*JOB*: Only the lines from the start of the data through the line with "from matplotlib.patches import Rectangle" belong in the copy. Restate them word for word, minus the pictures.

*COLLECTED DATA*:
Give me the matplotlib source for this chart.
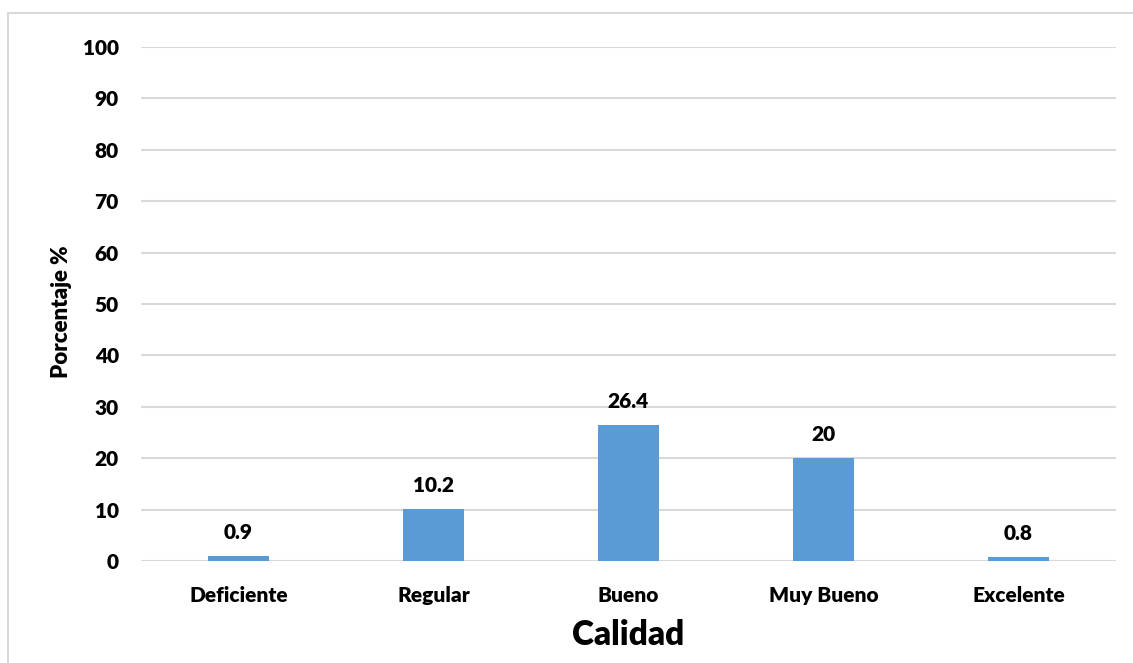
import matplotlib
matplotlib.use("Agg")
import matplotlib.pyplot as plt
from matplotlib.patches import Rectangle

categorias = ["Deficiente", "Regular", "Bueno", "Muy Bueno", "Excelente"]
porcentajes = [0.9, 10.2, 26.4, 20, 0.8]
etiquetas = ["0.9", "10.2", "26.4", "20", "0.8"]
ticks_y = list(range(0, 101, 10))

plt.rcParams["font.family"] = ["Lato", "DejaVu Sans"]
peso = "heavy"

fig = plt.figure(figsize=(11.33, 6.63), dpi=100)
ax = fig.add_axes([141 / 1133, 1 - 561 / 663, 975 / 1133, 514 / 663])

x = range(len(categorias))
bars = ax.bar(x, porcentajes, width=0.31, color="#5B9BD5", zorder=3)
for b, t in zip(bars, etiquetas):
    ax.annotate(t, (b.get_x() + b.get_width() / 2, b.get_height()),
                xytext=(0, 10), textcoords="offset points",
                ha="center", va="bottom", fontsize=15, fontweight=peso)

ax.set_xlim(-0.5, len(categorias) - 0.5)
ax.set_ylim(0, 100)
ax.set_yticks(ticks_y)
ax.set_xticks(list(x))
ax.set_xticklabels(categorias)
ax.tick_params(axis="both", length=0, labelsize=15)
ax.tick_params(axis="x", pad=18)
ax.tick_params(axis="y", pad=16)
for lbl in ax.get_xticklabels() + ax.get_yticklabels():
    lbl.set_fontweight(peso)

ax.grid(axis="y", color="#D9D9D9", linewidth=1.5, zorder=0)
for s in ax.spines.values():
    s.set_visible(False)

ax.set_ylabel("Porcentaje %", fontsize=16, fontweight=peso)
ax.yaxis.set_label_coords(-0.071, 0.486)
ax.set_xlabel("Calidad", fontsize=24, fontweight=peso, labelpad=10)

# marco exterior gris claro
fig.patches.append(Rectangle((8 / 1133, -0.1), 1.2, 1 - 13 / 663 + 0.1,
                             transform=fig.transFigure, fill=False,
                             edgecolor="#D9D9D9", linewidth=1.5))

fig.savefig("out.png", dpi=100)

*RESPONSE FOR THIS EXERCISE*:
Give me the matplotlib source for this chart.
import matplotlib
matplotlib.use("Agg")
import matplotlib.pyplot as plt
from matplotlib.patches import Rectangle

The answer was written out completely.